Dubai: Digital advertising spend in the Middle East is expected to grow at an annual growth rate of 35 per cent by 2015, fuelled by tablets and smartphones.
“Globally, the smartphone sector may generate about $4.9 billion in advertising revenues this year while advertising on tablets may be worth $3.4 billion,” said Paul Lee, Director, Deloitte TMT Knowledge and Research, at an event organised by Dubai Media City to reveal the emerging issue that will impact the telecom, media and technology (TMT) industry in the coming year.
Revenue per unit, however, reveals a different dynamic — smartphone display ad revenues are forecast at $7 per tablet and $0.60 per smartphone (including in-app ads).

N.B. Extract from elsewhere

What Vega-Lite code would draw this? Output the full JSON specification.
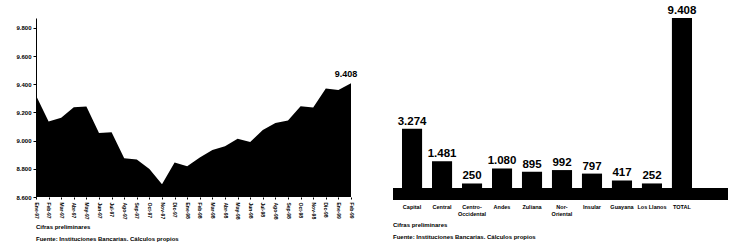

“With the splitting of advertising into separate mobile and tablet categories, advertisers should begin to consider new forms of advertising specific to smartphones, such as interactive videos or game functionality, and tablets meanwhile, may borrow content created for PCs as well as usage formerly undertaken on PCs,” Lee said.
He said that in 2014, smartphone advertising should rise between 30- 35 per cent to about $6.5 billion globally while tablet advertising to rise by 50-55 per cent to about $5.2 billion.
In the Middle East, Deloitte predicts that digital ad spend will grow at an annual rate of 35 per cent over the period from 2011 to 2015 reaching approximately 10 per cent of the total advertising spend by 2015. These estimates are conservative when viewed in the context of markets such as the UK, where the shares of the digital platform in total ad spend stood at 32 per cent in 2011.
Lee said the pace of migration towards digital in the region has been relatively slower than other more mature markets given the wide variations in the state of the ICT sector across the region.
“The second major driver for the growth is the population which is below the age of 25, which is more than 50 per cent of the population in the region,” he said.
Advertising agencies in the region claim that the region is taking its first steps in the realm of mobile advertising and as such the separation between smartphone and tablet advertising as seen in more mature markets is still a bit down the road.
Lee urges advertisers to consider new forms of advertising specific to the physical characteristics and typical usage of smartphones. If the banner advertising used on PCs and tablets cannot readily fit a smartphone screen, then new formats “should be tried which aim to harness its positive aspects (such as location information) and which work within its limitations,” he said.